Requirements: Where a line of the listing below includes the word "this", reproduce that line.

(Records with drawing code)

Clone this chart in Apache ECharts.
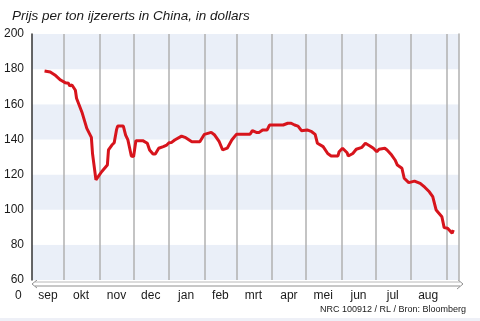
<!DOCTYPE html>
<html>
<head>
<meta charset="utf-8">
<script src="https://cdn.jsdelivr.net/npm/echarts@6/dist/echarts.min.js"></script>
<style>
html,body{margin:0;padding:0;background:#fff;}
#c{width:480px;height:321px;}
</style>
</head>
<body>
<div id="c"></div>
<script>
var titleText = 'Prijs per ton ijzererts in China, in dollars';
var sourceText = 'NRC 100912 / RL / Bron: Bloomberg';
var monthNames = ['jan','feb','mrt','apr','mei','jun','jul','aug','sep','okt','nov','dec'];
var monthStarts = ['2009-10-01','2009-11-01','2009-12-01','2010-01-01','2010-02-01','2010-03-01','2010-04-01','2010-05-01','2010-06-01','2010-07-01','2010-08-01','2010-09-01'];
var labelDates = ['2009-09-17','2009-10-16','2009-11-16','2009-12-16','2010-01-16','2010-02-15','2010-03-16','2010-04-16','2010-05-16','2010-06-16','2010-07-16','2010-08-16'];
var yTicks = [60, 80, 100, 120, 140, 160, 180, 200];

var dates = ['2009-09-14','2009-09-19','2009-09-23','2009-09-28','2009-10-02','2009-10-05','2009-10-06','2009-10-08','2009-10-11','2009-10-12','2009-10-17','2009-10-21','2009-10-25','2009-10-26','2009-10-29','2009-10-31',
'2009-11-03','2009-11-08','2009-11-09','2009-11-12','2009-11-14','2009-11-16','2009-11-17','2009-11-22','2009-11-24','2009-11-26','2009-11-29','2009-12-01','2009-12-03','2009-12-09','2009-12-13','2009-12-15','2009-12-18','2009-12-20','2009-12-23','2009-12-27','2009-12-30',
'2010-01-01','2010-01-03','2010-01-06','2010-01-12','2010-01-15','2010-01-21','2010-01-28','2010-02-01','2010-02-07','2010-02-10','2010-02-14','2010-02-17','2010-02-21','2010-02-25','2010-03-01','2010-03-13','2010-03-15','2010-03-19','2010-03-21','2010-03-24','2010-03-28','2010-03-30',
'2010-04-11','2010-04-15','2010-04-18','2010-04-21','2010-04-24','2010-04-27','2010-05-02','2010-05-06','2010-05-09','2010-05-11','2010-05-16','2010-05-20','2010-05-23','2010-05-29','2010-05-30','2010-06-02','2010-06-06','2010-06-07','2010-06-11','2010-06-14','2010-06-19','2010-06-22','2010-06-26','2010-06-29',
'2010-07-02','2010-07-04','2010-07-09','2010-07-11','2010-07-15','2010-07-18','2010-07-20','2010-07-24','2010-07-26','2010-07-30','2010-08-04','2010-08-09','2010-08-13','2010-08-17','2010-08-20','2010-08-23','2010-08-28','2010-08-30','2010-09-02','2010-09-06','2010-09-07'];
var prices = [179,178.4,176.7,173.8,172.3,172,170.4,171,168,163.4,155,146.3,141.2,132,117,118.8,
121.6,125.4,134,136.8,138.1,145.4,147.6,147.6,142.5,139.7,130.6,130.2,139.3,139.3,137.8,134,131.7,131.7,135,135.9,136.8,
138.1,138.2,139.7,141.9,141.2,138.7,138.7,142.9,144,142.5,138.7,134,135,139.7,142.9,142.9,145,143.9,144,145.4,145.4,148.2,
148.2,149.2,149.2,148.2,147.6,145,145.4,144.4,142.9,137.8,135.9,132,130.6,130.6,133,135,132.4,130.6,132,134.4,135.5,137.8,136.3,135,
133,134.4,135,134,131.1,128.3,125.4,123.6,117.9,115.4,116.3,115,112.8,110.2,107.4,99.8,96,89.8,89.4,86.6,88.4];

function ts(s){ var p = s.split('-'); return new Date(+p[0], +p[1]-1, +p[2]).getTime(); }

var chart = echarts.init(document.getElementById('c'), null, {renderer:'canvas'});
var font = "'Liberation Sans', Arial, sans-serif";
var narrow = "'Liberation Sans Narrow', 'Liberation Sans', Arial, sans-serif";

chart.setOption({
  animation: false,
  backgroundColor: '#ffffff',
  title: {
    text: titleText, left: 7, top: 4,
    textStyle: {fontFamily: font, fontStyle: 'italic', fontWeight: 'normal', fontSize: 13.5, color: '#1a1a1a'}
  },
  grid: {left: 32, right: 21, top: 34, bottom: 41},
  xAxis: {
    type: 'value',
    min: ts('2009-09-03'), max: ts('2010-09-12'),
    axisLine: {show: false},
    axisTick: {show: false},
    splitLine: {show: false},
    axisLabel: {
      customValues: labelDates.map(ts),
      formatter: function(v){ return monthNames[new Date(v).getMonth()]; },
      margin: 10, color: '#1a1a1a', fontSize: 12, fontFamily: font
    }
  },
  yAxis: [{
    type: 'value', min: 60, max: 200, interval: 20,
    axisLine: {show: true, lineStyle: {color: '#333', width: 1.5}},
    axisTick: {show: false},
    splitLine: {show: false},
    splitArea: {show: true, areaStyle: {color: ['#eaeff8', '#ffffff']}},
    axisLabel: {color: '#1a1a1a', fontSize: 12, fontFamily: font, margin: 8}
  }, {
    type: 'value', min: 60, max: 200, position: 'right',
    axisLine: {show: true, lineStyle: {color: '#b0b0b0', width: 1.5}},
    axisTick: {show: false}, axisLabel: {show: false}, splitLine: {show: false}
  }],
  series: [{
    type: 'line',
    data: dates.map(function(d, i){ return [ts(d), prices[i]]; }),
    showSymbol: false,
    lineStyle: {color: '#d7141c', width: 3},
    z: 5,
    markLine: {
      silent: true, symbol: 'none', label: {show: false},
      lineStyle: {color: '#b0b0b0', width: 1.5, type: 'solid'},
      data: monthStarts.map(function(d){ return {xAxis: ts(d)}; }),
      z: 1
    }
  }],
  graphic: [
    {type: 'text', left: 15, top: 290, style: {text: '0', fill: '#1a1a1a', font: '12px ' + font}},
    {type: 'polyline', shape: {points: [[35,282],[460,282]]}, style: {stroke: '#b8b8b8', lineWidth: 1}},
    {type: 'polyline', shape: {points: [[35,286],[460,286]]}, style: {stroke: '#909090', lineWidth: 1}},
    {type: 'polyline', shape: {points: [[37,280],[32,284],[37,288]]}, style: {stroke: '#909090', lineWidth: 1, fill: null}},
    {type: 'polyline', shape: {points: [[457,279],[463,284],[457,289]]}, style: {stroke: '#909090', lineWidth: 1, fill: null}},
    {type: 'text', right: 14, top: 305, style: {text: sourceText, fill: '#1a1a1a', font: '9px ' + narrow}},
    {type: 'rect', shape: {x: 0, y: 318, width: 480, height: 3}, style: {fill: '#eef0f7'}}
  ]
});
</script>
</body>
</html>
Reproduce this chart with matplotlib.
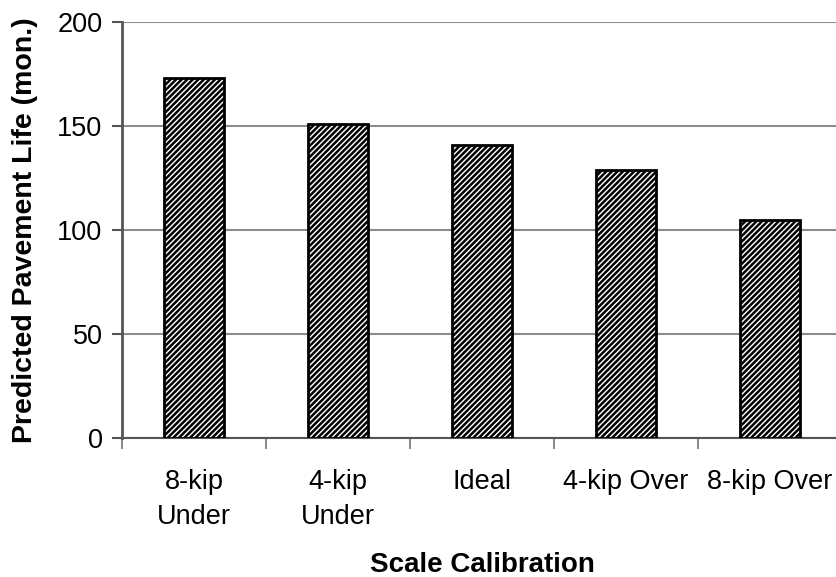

Complete answer:
Clone this chart in Apache ECharts.
Reproduce this chart with matplotlib.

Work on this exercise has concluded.